"We were with a group of people, of course, waiting for the results to come in, and everybody was just almost speechless," said Pullman School District Superintendent Paul Sturm.
Not only did Pullman say "Yes" to their schools, the bond received a 78% approval rate.
"I mean, I've been here for eleven years and people kept talking about, 'When are we going to do this, when are we going to do this?' said Strum. "So it seems like the timing was right."
Before any changes are made to the high school, the district will make room for the increasing amount of elementary school students.
"Our target is to have classrooms by the Fall of 2014 at Franklin Elementary," said Sturm.
Across the border, the Moscow school district is hoping their $10.8 million dollar bond will also be approved.
"The tax impact will not be as high as it was on the Pullman voters, and so we have high hopes that our community will support our efforts," said Moscow School District Superintendent Dale Kleinert.
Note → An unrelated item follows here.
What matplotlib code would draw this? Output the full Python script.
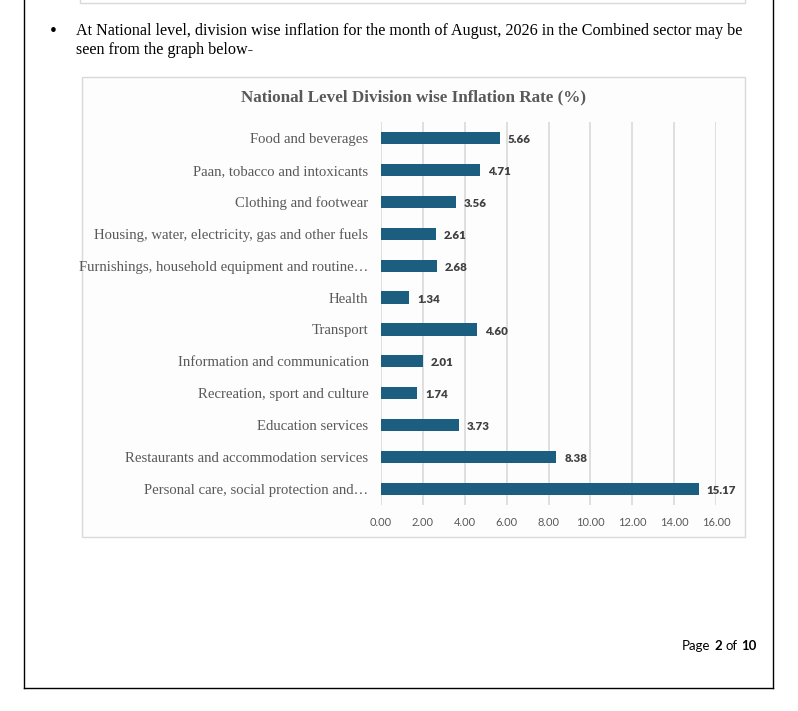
import matplotlib.pyplot as plt
from matplotlib.patches import Rectangle
from matplotlib.lines import Line2D

# --- DATA ---
divisions = [
    "Food and beverages",
    "Paan, tobacco and intoxicants",
    "Clothing and footwear",
    "Housing, water, electricity, gas and other fuels",
    "Furnishings, household equipment and routine\u2026",
    "Health",
    "Transport",
    "Information and communication",
    "Recreation, sport and culture",
    "Education services",
    "Restaurants and accommodation services",
    "Personal care, social protection and\u2026",
]
inflation = [5.66, 4.71, 3.56, 2.61, 2.68, 1.34, 4.60, 2.01, 1.74, 3.73, 8.38, 15.17]
x_ticks = [0, 2, 4, 6, 8, 10, 12, 14, 16]

W, H = 798, 711
SERIF = ["Liberation Serif", "DejaVu Serif"]
SANS = ["Lato", "DejaVu Sans"]
BAR = "#1b5e7f"
GREY = "#595959"


def fx(px):
    return px / W


def fy(py):
    return 1 - py / H


fig = plt.figure(figsize=(W / 100, H / 100), dpi=100)
fig.patch.set_facecolor("white")

# page border (left, right, bottom)
fig.add_artist(Line2D([fx(24), fx(24)], [fy(0), fy(688)], color="black", lw=1.0))
fig.add_artist(Line2D([fx(773), fx(773)], [fy(0), fy(688)], color="black", lw=1.0))
fig.add_artist(Line2D([fx(24), fx(773)], [fy(688), fy(688)], color="black", lw=1.0))

# bottom edge of the previous chart box
fig.add_artist(Rectangle((fx(80), fy(3)), fx(745) - fx(80), fy(-5) - fy(3),
                         fill=False, edgecolor="#d9d9d9", lw=1.0))

# bullet text
fig.text(fx(50), fy(31), "\u2022", fontsize=14, va="center", ha="left", family=SERIF)
fig.text(fx(76), fy(31), "At National level, division wise inflation for the month of August, 2026 "
         "in the Combined sector may be", fontsize=11.6, va="center", ha="left", family=SERIF)
fig.text(fx(76), fy(50), "seen from the graph below-", fontsize=11.6, va="center", ha="left",
         family=SERIF)

# chart box
fig.add_artist(Rectangle((fx(82), fy(537)), fx(745) - fx(82), fy(77) - fy(537),
                         facecolor="#fdfdfd", edgecolor="#d9d9d9", lw=1.0, zorder=-5))
fig.text(fx(413), fy(97), "National Level Division wise Inflation Rate (%)", fontsize=12.3,
         fontweight="bold", color=GREY, ha="center", va="center", family=SERIF)

ax = fig.add_axes([fx(381), fy(505), fx(716) - fx(381), fy(122) - fy(505)], zorder=2)
ax.set_facecolor("none")
ypos = list(range(len(divisions)))
ax.barh(ypos, inflation, height=0.38, color=BAR, zorder=3)
for y, v in zip(ypos, inflation):
    ax.text(v + 0.38, y + 0.05, f"{v:.2f}", va="center", ha="left", fontsize=8.3,
            fontweight="heavy", color="#404040", family=SANS)

ax.set_xlim(0, 16)
ax.set_ylim(len(divisions) - 0.5, -0.5)
ax.set_xticks(x_ticks)
ax.set_xticklabels([f"{t:.2f}" for t in x_ticks], fontsize=8, color=GREY, family=SANS)
ax.set_yticks(ypos)
ax.set_yticklabels(divisions, fontsize=10.6, color=GREY, family=SERIF)
ax.tick_params(axis="both", length=0)
ax.tick_params(axis="x", pad=9)
ax.tick_params(axis="y", pad=9)
ax.grid(axis="x", color="#d9d9d9", lw=1.2, zorder=0)
for s in ax.spines.values():
    s.set_visible(False)

# page number, built right to left from its pieces
renderer = fig.canvas.get_renderer()
x_right = fx(757)
pieces = [("10", "bold", 0), ("of", "normal", 4), ("2", "bold", 4), ("Page", "normal", 4)]
for txt, wt, gap in pieces:
    x_right -= gap / W
    t = fig.text(x_right, fy(650), txt, fontsize=9.5, fontweight=wt, ha="right",
                 va="baseline", family=SANS)
    bb = t.get_window_extent(renderer)
    x_right -= bb.width / W

plt.savefig("out.png", dpi=100)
Moscow's bond is only a fraction of Pullman's, but that doesn't mean passing it, will be any easier. The state of Washington will supplement Pullman's bond by at least $14 million-dollars, but Idaho won't provide any funding assistance to Moscow's schools.
"We are at a disadvantage in Idaho because the funding structure isn't there for building assistance in all of our schools and also the super-majority makes it much more tough to pass a bond," said Kleinert.
While Pullman needed a 60% approval rate, Moscow needs a two-thirds majority, which is about 67%. Moscow School District Superintendent Dale Kleinert is staying positive.
"Good schools make for good business as well, and our business community realizes that it's time to upgrade our schools and they've been very supportive, as has the city of Moscow," said Kleinert.
Moscow's School Board will officially decide on whether they'll put a bond or levy on the ballot on February 26, voters in the school district will go to the polls on May 21.